Nesse ponto, a reflexão histórica do livro se liga à sua discussão política.
"Raízes" sempre se propôs a enfrentar a questão de como o país poderia
fundar uma ordem pública e urbana moderna sobre a base desagregante de uma
tradição familiar e rural. O que se altera são os termos da resposta,
reformulada em 1948 em meio a vestígios da argumentação de 1936.
PROGRESSISMO
A edição original de "Raízes" avaliava que a progressiva urbanização,
tornada irreversível pela abolição, aniquilaria nossas raízes ibéricas. O
"cataclismo", entretanto, seria "lento". O personalismo, grande princípio
político herdado dos portugueses, ainda tinha um papel a desempenhar na vida
nacional durante a transição para o novo ciclo cultural representado pelo
"americanismo".
"Entre nós", lia-se em 1936, "o personalismo é uma noção positiva talvez a
única verdadeiramente positiva que conhecemos. Ao seu lado, todos os lemas
da democracia liberal são conceitos puramente decorativos, sem raízes fundas
na realidade". Essa passagem, depois excluída, ajudava a explicar a célebre
frase sobre os brasileiros como desterrados em sua terra.
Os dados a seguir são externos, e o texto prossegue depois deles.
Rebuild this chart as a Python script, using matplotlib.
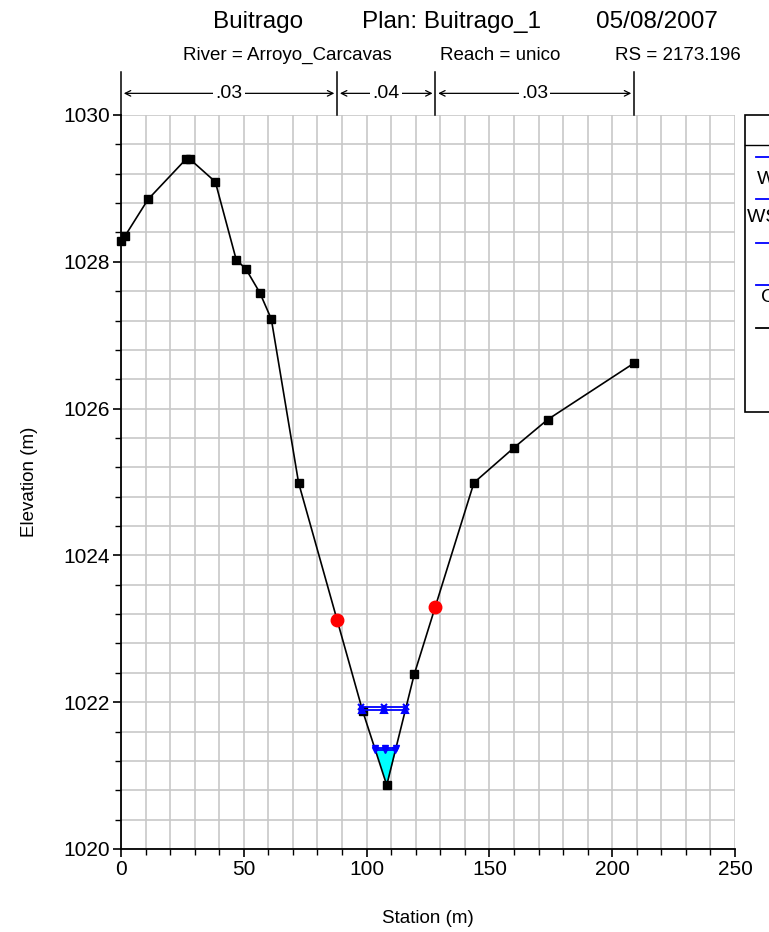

Personalismo e cordialidade são noções distintas, mas compõem o substrato de
cultura contra o qual variadas doutrinas políticas importadas tentaram e não
conseguiram se afirmar. Esse desajuste fora a razão do "lamentável
mal-entendido" da democracia liberal no Brasil do século 19 e seria também,
vaticinava o autor, a razão do insucesso dos totalitarismos que se
anunciavam no horizonte.
Governar o Brasil exigia composição. Aqui, a abordagem ambígua da
cordialidade se rebatia sobre a solução política do livro. A modernidade,
sob forma de civilidade, só se implantaria no Brasil pelo "contraponto" com
a tradição cordial. Aquela nos daria ordem, esta preservaria nossa
identidade.
Sérgio Buarque não indicava que a democracia popular fosse o ponto de
chegada ideal, nem sequer provável, desse processo. Tampouco o era o
totalitarismo: o autor dizia preferir "outros recursos" para a
"estabilização" do organismo nacional, embora rejeitasse como fraude liberal
a "tese de que os expedientes tirânicos nada realizam de duradouro".
Qualquer que fosse a posição última e exata de Sérgio Buarque, seu livro de
estreia seria utilizado como base de uma das principais peças doutrinárias
do Estado Novo. Em "Força, Cultura e Liberdade", de 1940, Almir de Andrade
partia da ideia de homem cordial para propor sua versão do contraponto entre
cordialidade e civilidade: um "equilíbrio entre a tolerância e a força",
doutrina originalmente brasileira de governo.
A instrumentalização do ensaio em 1940 poderia ser mais uma entre as várias
razões do desconforto de Sérgio Buarque com a edição original de "Raízes". O
certo é que, em 1948, o livro ressurge com a defesa engajada da ascensão das
classes populares ao poder.
A tese é conhecida: a tradição ibérica como estorvo da travessia do passado
privatista para o futuro democrático. A cordialidade passa a ser vista antes
como obstáculo à civilidade do que como alternativa de fraternidade. Dentro
do possível, as ambiguidades da discussão política são apagadas.
É só então que se afirma, no sétimo capítulo da obra, intitulado desde
sempre "Nossa Revolução", o brilhante jogo metafórico da "revolução
vertical" que, ao trazer à tona os estratos oprimidos em substituição às
"camadas superiores", corrigiria a sociedade malformada "desde as suas
raízes". O aclamado progressismo do livro teve, aí, sua asserção definitiva.
José Murilo de Carvalho observou que "Raízes" teve um destino singular entre
nós. Retomar as diferenças entre suas edições, sem tratar o texto definitivo
como o único nem o original como o autêntico, é uma forma de compreender
melhor a complexa trajetória da obra. "Raízes" sempre ofereceu uma
impressionante visão histórica da formação nacional brasileira. Mas, entre
1936 e 1948, sua mensagem política se transformou. Bom assunto para a
celebração desse clássico por amadurecimento.
LUIZ FELDMAN, 31, é ensaísta e diplomata, autor de "Clássico por
Amadurecimento: Estudos sobre 'Raízes do Brasil'" (Topbooks).